GIVEN INFORMATION>
►

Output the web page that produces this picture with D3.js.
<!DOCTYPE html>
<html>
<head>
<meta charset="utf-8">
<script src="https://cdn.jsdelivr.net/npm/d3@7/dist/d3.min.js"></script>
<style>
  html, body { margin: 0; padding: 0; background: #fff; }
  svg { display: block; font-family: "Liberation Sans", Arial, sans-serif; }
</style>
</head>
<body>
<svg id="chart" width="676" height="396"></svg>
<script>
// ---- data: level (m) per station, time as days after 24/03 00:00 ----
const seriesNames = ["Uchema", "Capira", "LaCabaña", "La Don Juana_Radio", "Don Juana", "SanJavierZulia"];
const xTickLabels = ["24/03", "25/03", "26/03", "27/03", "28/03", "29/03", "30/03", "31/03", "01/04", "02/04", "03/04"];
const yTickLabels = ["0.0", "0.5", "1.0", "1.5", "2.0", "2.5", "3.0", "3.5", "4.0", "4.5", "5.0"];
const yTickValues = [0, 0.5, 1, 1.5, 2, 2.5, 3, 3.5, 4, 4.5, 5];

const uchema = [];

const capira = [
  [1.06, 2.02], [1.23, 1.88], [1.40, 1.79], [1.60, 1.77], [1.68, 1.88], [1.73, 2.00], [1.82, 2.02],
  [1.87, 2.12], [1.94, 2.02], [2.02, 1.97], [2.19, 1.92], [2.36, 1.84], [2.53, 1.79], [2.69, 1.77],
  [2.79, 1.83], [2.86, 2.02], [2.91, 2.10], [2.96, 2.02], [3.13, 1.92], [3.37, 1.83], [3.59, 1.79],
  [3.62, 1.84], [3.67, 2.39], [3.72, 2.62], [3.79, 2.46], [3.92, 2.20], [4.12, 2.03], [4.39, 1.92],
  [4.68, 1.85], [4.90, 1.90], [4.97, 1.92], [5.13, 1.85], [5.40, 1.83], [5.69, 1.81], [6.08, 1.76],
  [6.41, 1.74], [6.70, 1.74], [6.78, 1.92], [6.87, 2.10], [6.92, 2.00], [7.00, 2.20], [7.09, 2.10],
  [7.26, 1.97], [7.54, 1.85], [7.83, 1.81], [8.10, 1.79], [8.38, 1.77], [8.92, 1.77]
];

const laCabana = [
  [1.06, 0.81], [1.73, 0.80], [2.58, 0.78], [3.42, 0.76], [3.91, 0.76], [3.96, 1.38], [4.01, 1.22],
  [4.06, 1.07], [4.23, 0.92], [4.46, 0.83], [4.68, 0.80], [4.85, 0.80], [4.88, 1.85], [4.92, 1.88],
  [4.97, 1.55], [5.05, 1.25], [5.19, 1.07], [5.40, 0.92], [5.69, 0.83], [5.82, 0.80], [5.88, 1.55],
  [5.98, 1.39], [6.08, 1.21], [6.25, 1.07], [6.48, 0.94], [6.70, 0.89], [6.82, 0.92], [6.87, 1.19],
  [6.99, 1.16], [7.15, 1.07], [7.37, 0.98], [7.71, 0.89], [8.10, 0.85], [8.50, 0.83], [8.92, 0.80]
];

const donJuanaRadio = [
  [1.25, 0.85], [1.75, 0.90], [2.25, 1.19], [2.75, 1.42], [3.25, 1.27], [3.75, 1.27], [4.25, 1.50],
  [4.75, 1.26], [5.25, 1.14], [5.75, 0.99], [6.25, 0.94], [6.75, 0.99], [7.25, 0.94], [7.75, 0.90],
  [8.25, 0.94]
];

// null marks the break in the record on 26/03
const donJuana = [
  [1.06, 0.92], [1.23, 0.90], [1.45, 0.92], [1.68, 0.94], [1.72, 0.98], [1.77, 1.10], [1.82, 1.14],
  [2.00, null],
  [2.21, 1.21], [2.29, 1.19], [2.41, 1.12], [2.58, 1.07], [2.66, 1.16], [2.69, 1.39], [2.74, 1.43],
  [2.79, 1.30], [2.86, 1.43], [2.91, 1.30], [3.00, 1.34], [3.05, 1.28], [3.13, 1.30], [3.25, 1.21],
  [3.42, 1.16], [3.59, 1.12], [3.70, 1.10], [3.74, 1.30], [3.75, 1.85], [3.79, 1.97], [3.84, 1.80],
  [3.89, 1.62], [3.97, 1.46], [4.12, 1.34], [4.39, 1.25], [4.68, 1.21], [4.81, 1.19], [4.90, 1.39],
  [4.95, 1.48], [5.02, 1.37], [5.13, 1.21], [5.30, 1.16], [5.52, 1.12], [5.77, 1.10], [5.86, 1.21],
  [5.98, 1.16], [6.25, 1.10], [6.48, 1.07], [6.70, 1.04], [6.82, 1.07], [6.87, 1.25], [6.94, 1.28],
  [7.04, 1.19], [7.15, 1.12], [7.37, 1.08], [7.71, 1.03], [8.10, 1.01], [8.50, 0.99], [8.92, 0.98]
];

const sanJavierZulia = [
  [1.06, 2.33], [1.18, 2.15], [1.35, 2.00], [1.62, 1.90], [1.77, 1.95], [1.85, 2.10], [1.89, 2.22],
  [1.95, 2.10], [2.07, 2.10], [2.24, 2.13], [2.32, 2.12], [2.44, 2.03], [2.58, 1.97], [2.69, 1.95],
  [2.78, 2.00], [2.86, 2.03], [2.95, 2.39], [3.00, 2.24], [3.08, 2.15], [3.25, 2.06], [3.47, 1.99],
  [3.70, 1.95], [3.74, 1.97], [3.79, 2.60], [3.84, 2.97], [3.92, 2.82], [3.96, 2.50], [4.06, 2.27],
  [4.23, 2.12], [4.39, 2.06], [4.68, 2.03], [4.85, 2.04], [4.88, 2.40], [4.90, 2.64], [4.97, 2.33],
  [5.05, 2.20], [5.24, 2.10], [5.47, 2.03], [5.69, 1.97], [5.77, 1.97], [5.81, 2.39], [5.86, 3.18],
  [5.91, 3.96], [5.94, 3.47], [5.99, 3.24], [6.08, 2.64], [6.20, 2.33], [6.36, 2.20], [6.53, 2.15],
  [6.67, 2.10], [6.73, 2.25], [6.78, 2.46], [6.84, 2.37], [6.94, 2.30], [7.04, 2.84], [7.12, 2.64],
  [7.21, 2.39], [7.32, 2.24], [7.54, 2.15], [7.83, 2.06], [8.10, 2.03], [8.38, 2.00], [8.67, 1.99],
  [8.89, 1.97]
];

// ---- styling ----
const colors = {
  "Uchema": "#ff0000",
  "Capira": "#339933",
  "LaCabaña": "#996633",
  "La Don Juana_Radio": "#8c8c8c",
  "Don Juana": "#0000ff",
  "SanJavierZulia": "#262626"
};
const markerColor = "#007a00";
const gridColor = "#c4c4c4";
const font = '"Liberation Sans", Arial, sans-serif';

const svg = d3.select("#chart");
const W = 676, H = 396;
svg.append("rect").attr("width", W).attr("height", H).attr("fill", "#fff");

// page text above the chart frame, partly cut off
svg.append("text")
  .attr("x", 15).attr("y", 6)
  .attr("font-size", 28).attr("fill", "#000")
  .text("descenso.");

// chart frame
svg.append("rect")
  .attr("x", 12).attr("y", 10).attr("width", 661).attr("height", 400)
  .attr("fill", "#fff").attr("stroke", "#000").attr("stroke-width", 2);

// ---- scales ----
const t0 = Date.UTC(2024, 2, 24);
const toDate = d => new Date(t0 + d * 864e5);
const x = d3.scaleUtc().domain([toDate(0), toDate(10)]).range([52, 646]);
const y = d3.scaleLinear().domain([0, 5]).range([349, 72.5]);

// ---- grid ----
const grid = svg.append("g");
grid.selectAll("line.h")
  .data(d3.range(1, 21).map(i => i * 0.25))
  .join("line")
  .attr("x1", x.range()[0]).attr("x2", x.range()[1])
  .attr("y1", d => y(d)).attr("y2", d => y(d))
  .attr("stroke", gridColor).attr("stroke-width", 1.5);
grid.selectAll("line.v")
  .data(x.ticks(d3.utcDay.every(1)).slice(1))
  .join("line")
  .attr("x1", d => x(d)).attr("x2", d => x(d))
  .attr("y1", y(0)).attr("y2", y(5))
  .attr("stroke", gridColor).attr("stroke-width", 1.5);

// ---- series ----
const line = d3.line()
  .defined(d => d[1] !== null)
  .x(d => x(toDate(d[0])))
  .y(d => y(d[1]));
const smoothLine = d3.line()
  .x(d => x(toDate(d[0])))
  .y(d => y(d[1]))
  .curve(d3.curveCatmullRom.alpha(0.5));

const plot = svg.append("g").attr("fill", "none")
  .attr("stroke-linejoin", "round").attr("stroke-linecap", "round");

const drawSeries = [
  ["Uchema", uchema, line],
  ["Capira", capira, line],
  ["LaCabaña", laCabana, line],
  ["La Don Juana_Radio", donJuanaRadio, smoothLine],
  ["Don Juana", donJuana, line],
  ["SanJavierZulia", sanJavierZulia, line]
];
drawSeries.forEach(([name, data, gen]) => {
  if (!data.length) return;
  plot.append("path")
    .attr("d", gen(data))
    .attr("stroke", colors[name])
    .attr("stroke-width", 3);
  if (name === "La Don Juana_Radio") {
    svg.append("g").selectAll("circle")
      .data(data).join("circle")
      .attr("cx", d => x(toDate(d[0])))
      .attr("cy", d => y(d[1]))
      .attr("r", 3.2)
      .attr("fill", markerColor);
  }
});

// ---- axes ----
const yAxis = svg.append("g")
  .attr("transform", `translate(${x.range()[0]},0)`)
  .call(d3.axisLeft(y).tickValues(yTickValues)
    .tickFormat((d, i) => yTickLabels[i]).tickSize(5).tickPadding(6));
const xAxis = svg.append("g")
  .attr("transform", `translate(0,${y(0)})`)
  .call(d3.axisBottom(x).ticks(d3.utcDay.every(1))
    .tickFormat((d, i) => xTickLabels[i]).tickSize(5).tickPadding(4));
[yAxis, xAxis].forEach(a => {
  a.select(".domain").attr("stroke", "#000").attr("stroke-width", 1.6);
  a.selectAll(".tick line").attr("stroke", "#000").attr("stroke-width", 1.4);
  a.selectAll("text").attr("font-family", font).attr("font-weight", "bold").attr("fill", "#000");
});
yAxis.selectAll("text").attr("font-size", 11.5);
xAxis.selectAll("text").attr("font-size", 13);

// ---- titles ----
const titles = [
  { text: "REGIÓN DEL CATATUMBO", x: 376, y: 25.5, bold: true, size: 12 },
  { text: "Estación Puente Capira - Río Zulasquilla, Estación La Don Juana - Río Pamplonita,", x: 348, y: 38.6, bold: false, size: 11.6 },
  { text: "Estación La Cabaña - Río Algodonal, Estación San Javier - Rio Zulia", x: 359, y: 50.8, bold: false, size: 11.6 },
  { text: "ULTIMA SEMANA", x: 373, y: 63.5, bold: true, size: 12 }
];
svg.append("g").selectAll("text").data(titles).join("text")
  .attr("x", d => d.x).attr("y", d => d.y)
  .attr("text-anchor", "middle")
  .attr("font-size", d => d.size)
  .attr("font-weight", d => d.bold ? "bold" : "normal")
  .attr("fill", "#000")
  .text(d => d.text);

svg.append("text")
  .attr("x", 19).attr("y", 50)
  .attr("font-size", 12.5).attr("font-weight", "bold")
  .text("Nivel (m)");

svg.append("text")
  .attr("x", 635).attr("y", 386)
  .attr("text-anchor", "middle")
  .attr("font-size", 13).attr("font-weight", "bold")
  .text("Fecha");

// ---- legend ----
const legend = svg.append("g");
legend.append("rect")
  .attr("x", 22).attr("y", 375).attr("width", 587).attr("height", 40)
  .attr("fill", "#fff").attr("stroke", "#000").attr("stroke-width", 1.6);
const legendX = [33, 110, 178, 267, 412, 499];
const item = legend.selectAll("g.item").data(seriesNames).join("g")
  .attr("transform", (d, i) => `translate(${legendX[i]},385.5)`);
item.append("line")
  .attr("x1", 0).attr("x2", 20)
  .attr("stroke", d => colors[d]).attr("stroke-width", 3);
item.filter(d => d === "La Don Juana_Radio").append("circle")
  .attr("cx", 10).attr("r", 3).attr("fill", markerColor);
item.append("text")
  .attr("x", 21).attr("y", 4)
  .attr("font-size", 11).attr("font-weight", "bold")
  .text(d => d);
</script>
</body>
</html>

◄
►

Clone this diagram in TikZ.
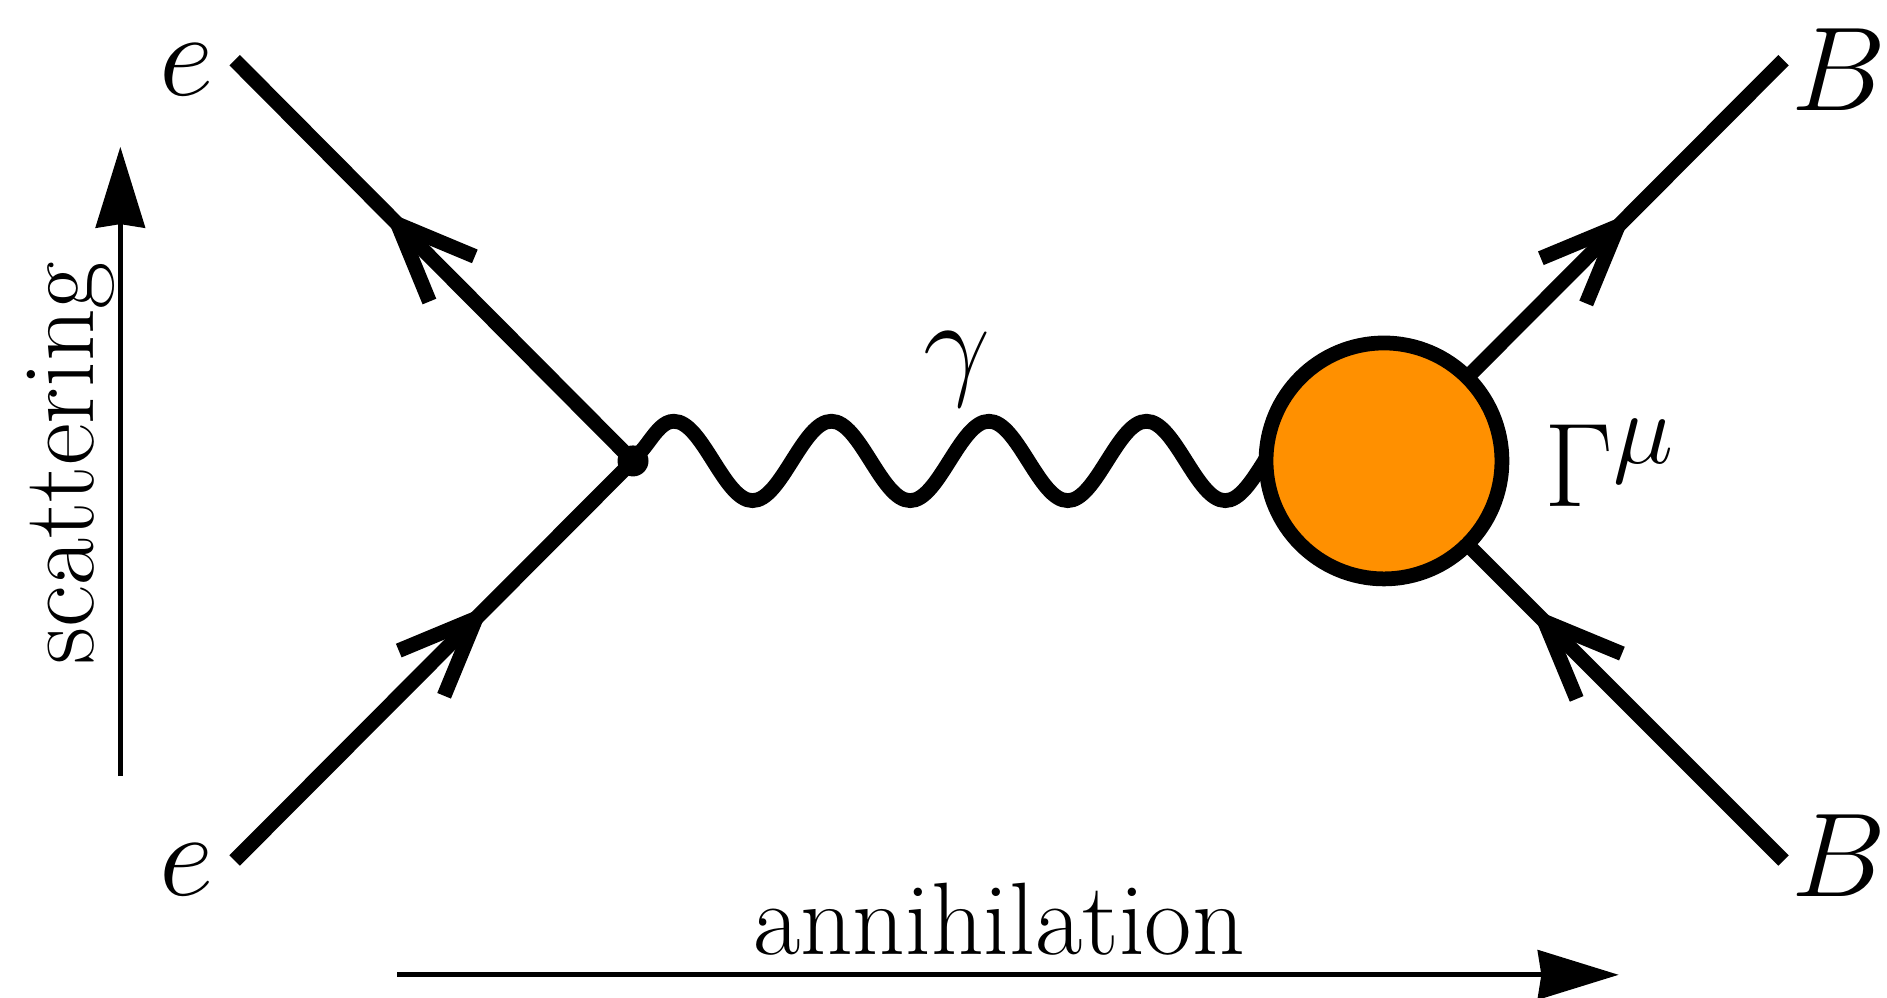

◄
►

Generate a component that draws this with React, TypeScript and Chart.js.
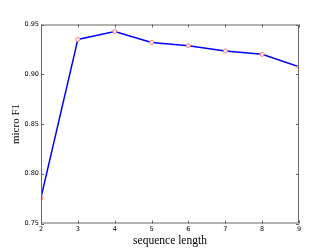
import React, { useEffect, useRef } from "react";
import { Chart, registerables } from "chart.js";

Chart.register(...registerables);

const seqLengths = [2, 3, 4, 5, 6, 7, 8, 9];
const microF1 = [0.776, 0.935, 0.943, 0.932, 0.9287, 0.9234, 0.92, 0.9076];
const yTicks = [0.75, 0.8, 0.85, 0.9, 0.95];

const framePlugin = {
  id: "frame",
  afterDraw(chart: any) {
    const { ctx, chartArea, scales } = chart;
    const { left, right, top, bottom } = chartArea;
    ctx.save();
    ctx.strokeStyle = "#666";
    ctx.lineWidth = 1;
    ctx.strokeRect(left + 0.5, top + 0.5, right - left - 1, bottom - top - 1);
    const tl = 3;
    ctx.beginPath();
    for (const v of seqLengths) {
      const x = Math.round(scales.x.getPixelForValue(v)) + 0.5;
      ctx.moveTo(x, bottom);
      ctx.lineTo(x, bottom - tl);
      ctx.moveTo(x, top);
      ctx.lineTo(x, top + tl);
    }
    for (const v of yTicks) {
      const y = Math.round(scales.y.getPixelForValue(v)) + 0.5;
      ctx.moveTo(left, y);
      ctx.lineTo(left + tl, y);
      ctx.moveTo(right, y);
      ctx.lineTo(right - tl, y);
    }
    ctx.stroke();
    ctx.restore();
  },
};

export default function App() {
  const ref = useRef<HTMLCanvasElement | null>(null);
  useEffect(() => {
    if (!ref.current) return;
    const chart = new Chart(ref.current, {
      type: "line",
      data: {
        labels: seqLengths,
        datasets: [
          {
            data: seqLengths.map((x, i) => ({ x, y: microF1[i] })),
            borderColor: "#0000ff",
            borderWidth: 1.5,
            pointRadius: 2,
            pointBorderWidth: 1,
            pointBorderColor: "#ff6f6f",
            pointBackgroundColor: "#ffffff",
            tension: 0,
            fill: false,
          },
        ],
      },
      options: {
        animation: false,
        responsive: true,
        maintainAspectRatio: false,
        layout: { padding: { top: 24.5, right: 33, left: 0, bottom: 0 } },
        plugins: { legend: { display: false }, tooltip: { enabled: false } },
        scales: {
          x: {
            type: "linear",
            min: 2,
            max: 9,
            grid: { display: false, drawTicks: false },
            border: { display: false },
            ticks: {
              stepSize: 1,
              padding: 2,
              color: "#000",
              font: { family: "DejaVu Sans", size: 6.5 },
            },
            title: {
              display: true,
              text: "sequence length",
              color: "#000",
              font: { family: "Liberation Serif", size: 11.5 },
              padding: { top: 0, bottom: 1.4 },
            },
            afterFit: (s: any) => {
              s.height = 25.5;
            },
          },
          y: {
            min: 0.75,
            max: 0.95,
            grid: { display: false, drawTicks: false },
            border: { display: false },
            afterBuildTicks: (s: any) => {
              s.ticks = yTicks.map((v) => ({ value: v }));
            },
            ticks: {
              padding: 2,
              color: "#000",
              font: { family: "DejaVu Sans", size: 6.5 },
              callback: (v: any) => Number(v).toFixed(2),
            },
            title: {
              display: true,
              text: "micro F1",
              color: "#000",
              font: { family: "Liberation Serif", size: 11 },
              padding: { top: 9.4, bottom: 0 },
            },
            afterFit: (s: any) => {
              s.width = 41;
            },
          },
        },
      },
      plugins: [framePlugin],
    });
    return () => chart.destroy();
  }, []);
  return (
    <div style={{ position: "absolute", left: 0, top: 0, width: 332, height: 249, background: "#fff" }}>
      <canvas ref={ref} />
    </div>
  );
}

◄

GIVEN PROBLEM> Begin with the line that contains "Generate a component" and end with the line that contains "const yTicks = [0.75, 0.8, 0.85, 0.9, 0.95];"; write out both and all lines between exactly, but no pictures.

ANSWER BELOW>
Generate a component that draws this with React, TypeScript and Chart.js.
import React, { useEffect, useRef } from "react";
import { Chart, registerables } from "chart.js";

Chart.register(...registerables);

const seqLengths = [2, 3, 4, 5, 6, 7, 8, 9];
const microF1 = [0.776, 0.935, 0.943, 0.932, 0.9287, 0.9234, 0.92, 0.9076];
const yTicks = [0.75, 0.8, 0.85, 0.9, 0.95];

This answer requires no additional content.